Transports de chaleur intensifiés aux abords des fronts océaniques profonds
En combinant des observations satellitaires de résolution modérée et des données in situ à très haute résolution recueillies en été par un éléphant de mer dans le courant circumpolaire antarctique, une équipe franco-américaine1 a démontré la présence de nombreux fronts de fine échelle dans l’intérieur de l’océan (jusqu’ à 500 m de profondeur). Ces fronts étant associés à d’importants flux de chaleur dirigés vers la surface, leur présence pourrait affecter la capacité de l’océan de surface à absorber la chaleur atmosphérique.
- 1Les laboratoires français impliqués dans cette étude sont le Laboratoire des sciences de l'environnement marin (LEMAR/IUEM, CNRS / UBO / IRD / Ifremer) et le Laboratoire d'océanographie physique et spatiale (LOPS/IUEM, CNRS / Université de Bretagne occidentale (UBO) / Ifremer / IRD).
Les découvertes théoriques et numériques de la dernière décennie ont révélé l’existence inattendue de fronts océaniques de fine échelle (< 20 km de large), analogues aux fronts atmosphériques, dont le rôle apparaît essentiel pour la régulation du climat. Ces fronts contrôleraient les échanges de carbone, de chaleur et d’énergie entre l’océan et l’atmosphère, de la même façon que les vaisseaux capillaires tapissant les parois de nos alvéoles pulmonaires facilitent les échanges de gaz lors de la respiration. Cependant, peu d’observations ont confirmé l’existence de ces structures fines en raison de leur petite taille et de leur évolution rapide.

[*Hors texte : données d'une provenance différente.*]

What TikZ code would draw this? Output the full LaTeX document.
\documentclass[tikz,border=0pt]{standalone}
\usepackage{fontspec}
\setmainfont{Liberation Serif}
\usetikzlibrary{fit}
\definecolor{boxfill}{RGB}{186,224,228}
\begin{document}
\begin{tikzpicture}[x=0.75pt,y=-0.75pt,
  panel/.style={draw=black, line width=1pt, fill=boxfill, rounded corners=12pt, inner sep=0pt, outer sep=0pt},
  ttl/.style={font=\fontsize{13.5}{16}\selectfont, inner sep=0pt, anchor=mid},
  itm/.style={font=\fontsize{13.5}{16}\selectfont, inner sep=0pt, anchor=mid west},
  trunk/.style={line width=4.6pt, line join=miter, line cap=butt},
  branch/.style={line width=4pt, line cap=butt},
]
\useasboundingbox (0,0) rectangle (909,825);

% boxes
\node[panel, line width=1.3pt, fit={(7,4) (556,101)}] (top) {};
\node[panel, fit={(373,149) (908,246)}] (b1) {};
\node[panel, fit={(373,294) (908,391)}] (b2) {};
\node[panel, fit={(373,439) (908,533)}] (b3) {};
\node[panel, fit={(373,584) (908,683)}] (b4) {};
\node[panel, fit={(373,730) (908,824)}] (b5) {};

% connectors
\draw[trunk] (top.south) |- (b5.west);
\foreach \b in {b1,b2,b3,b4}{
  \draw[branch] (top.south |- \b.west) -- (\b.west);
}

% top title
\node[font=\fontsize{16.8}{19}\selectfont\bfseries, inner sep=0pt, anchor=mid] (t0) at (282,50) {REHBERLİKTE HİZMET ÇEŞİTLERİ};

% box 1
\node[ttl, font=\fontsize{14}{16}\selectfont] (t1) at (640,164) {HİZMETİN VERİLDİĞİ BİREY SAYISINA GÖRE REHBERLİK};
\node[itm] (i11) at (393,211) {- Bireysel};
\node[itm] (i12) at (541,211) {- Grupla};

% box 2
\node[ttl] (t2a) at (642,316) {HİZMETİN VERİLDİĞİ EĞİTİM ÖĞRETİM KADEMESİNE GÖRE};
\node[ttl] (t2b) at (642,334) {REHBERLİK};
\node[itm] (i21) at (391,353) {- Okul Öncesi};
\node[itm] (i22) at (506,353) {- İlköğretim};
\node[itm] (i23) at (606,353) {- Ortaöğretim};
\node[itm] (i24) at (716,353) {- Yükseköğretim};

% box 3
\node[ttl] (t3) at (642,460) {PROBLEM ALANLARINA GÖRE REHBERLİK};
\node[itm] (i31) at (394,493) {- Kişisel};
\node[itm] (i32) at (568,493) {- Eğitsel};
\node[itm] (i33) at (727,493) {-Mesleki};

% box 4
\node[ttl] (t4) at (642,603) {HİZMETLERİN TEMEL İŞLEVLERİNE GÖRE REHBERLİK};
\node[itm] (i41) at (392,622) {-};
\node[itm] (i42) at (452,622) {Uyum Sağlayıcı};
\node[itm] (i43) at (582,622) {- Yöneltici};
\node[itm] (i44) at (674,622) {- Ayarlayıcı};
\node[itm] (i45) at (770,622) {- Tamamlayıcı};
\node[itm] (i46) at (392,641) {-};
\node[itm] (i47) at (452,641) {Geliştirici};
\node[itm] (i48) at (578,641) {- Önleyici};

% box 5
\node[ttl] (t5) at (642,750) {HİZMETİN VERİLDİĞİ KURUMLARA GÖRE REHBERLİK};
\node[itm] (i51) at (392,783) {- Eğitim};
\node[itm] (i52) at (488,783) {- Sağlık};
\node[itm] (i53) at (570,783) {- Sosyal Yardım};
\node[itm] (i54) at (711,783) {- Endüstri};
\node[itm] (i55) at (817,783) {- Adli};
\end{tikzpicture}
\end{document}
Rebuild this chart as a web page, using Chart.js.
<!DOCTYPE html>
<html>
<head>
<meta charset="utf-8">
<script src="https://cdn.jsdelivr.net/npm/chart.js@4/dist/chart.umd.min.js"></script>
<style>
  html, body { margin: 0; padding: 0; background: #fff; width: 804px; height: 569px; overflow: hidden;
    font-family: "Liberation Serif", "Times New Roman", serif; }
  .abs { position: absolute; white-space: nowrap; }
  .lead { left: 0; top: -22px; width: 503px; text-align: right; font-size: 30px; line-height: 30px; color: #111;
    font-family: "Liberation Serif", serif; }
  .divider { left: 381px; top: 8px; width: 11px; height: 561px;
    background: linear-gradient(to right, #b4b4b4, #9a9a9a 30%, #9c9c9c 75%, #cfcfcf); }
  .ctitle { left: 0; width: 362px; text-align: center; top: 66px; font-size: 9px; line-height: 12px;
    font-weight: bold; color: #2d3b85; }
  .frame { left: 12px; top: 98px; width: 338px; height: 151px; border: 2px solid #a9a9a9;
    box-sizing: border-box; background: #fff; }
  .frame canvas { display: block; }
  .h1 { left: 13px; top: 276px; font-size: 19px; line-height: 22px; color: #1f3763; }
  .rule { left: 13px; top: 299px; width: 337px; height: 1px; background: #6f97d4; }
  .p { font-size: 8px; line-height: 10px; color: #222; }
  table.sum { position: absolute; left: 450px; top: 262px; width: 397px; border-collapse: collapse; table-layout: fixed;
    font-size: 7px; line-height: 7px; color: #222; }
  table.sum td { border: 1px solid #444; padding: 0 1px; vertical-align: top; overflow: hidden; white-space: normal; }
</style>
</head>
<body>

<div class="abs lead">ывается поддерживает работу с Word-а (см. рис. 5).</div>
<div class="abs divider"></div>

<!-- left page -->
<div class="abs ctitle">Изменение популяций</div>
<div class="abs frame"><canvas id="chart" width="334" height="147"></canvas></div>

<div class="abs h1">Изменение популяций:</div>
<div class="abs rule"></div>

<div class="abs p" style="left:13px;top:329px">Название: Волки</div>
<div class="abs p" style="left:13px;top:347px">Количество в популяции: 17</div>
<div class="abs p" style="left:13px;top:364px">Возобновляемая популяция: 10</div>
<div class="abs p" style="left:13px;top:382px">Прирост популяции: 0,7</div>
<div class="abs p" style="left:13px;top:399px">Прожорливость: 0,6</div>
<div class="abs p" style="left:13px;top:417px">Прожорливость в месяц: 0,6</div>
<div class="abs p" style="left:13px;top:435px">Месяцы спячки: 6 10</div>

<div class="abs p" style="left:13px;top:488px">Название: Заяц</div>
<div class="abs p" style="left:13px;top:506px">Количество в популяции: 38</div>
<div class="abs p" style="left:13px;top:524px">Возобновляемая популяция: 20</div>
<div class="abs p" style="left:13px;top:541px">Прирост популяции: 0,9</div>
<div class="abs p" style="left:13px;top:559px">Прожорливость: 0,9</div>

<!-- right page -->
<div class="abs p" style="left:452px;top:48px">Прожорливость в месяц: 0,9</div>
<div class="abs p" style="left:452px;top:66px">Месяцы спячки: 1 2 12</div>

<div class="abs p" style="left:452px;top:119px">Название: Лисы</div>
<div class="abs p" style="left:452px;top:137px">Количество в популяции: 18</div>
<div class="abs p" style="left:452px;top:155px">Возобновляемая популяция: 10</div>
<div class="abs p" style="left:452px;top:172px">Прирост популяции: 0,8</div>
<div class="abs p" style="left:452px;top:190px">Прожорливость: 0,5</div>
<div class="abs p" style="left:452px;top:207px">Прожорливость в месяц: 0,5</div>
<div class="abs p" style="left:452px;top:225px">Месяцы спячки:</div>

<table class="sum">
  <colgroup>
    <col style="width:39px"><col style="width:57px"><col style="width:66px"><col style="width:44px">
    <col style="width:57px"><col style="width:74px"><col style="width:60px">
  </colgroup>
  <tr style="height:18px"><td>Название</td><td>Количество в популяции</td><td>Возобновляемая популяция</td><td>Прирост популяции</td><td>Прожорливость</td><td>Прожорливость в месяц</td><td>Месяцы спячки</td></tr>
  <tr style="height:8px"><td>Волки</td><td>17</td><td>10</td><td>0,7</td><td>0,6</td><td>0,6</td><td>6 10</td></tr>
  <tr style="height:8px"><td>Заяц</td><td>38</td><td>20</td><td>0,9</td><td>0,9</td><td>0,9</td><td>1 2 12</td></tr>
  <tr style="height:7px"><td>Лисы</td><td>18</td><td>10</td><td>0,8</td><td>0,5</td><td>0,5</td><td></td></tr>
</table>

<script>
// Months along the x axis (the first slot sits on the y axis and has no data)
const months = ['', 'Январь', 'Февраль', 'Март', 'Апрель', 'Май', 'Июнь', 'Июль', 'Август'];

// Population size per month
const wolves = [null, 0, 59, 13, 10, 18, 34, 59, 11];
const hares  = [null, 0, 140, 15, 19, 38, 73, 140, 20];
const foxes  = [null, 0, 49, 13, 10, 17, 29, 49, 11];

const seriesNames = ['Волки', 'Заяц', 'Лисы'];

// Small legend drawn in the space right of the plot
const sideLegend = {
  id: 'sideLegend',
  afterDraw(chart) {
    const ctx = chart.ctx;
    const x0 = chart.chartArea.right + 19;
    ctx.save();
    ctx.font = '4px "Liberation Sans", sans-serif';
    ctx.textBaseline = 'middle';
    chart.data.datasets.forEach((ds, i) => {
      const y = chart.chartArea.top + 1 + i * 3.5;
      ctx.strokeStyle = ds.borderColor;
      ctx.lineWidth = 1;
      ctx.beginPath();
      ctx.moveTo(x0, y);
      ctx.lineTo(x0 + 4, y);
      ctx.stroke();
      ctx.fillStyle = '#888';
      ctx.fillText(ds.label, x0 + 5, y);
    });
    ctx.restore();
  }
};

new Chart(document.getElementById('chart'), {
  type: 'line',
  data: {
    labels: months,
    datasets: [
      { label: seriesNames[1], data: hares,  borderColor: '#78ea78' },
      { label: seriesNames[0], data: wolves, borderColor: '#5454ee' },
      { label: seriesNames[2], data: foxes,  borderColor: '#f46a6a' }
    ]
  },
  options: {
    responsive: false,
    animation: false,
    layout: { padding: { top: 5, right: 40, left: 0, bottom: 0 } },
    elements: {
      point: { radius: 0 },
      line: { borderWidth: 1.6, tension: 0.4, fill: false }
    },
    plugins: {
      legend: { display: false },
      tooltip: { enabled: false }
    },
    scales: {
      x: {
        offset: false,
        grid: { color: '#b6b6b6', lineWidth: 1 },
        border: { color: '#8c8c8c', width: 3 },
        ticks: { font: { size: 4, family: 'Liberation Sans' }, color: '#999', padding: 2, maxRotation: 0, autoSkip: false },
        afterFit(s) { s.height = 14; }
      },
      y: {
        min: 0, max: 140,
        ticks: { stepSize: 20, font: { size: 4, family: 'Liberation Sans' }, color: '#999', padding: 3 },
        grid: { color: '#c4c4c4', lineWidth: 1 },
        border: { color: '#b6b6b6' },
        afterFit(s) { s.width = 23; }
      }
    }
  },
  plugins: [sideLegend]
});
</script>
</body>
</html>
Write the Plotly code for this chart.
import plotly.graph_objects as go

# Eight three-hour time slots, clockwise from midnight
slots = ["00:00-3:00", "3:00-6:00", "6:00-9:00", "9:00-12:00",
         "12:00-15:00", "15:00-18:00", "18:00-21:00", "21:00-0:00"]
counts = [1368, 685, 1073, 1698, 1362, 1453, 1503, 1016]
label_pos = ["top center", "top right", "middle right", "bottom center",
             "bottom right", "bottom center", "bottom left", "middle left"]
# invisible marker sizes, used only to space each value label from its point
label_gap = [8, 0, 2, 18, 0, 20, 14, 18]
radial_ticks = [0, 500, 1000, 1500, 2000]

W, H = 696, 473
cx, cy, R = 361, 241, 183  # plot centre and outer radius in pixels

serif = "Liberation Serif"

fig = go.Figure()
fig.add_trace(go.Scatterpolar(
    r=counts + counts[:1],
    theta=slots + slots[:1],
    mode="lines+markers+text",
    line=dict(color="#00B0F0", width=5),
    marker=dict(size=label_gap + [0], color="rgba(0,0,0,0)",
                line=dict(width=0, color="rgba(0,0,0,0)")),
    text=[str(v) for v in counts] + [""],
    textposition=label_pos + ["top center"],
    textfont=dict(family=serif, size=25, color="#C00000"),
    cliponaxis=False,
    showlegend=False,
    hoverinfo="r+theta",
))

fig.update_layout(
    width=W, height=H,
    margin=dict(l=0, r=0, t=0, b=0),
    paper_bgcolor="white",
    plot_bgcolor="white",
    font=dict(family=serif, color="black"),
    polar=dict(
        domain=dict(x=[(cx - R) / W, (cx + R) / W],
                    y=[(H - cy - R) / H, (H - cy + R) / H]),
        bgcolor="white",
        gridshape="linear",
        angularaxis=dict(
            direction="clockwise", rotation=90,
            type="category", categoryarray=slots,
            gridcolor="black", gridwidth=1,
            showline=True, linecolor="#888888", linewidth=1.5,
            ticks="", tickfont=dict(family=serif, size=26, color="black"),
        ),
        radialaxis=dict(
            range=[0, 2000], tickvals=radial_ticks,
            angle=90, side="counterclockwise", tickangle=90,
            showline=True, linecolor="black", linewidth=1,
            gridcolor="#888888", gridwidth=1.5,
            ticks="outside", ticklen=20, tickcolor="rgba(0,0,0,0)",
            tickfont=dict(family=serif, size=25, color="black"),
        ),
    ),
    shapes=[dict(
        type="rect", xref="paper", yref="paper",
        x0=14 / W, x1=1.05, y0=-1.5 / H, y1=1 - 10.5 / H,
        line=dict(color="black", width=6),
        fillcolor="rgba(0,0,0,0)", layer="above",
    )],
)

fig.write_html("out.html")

Cela en fait l’un des principaux challenges de l’océanographie contemporaine.
Une équipe comprenant des chercheurs du LEMAR et du LOPS a relevé ce défi d’observation en utilisant une méthodologie innovante qui allie des observations satellitaires de résolution modérée (données AVISO d'élévation de la surface de l'eau) et des données in situ à très haute résolution recueillies en été par un éléphant de mer dans le courant circumpolaire antarctique. Le mammifère effectue en moyenne 80 plongées par jour jusqu’à une profondeur de 1000 m et parcourt plus de 5000 km en trois mois au large des iles Kerguelen dans l’océan Austral. Il est équipé d’un capteur de température, de salinité et de pression, ce qui permet de déduire de manière inédite la densité de l’océan à haute résolution. En combinant les données satellitaires de surface aux données de l’éléphant de mer en profondeur, les chercheurs ont obtenu une vue 3D et synoptique de la dynamique océanique dans les 500 premiers mètres de l’océan.
Grâce à cette approche originale, les chercheurs ont pu quantifier pour la première fois la présence de nombreux fronts de fine échelle, de la surface à 500 m de profondeur, confirmant ainsi les théories et modèles.
Ils ont démontré que ces fronts :
- étaient créés par l’interaction des cyclones et des anticyclones océaniques,
- sont associés à des vitesses verticales élevées, pouvant atteindre 100 mètres par jour, un ordre de grandeur supérieur aux vitesses verticales associées aux tourbillons de mésoéchelle,
- et produisent localement des flux de chaleur importants, de l’ordre de 2 000 W/m2.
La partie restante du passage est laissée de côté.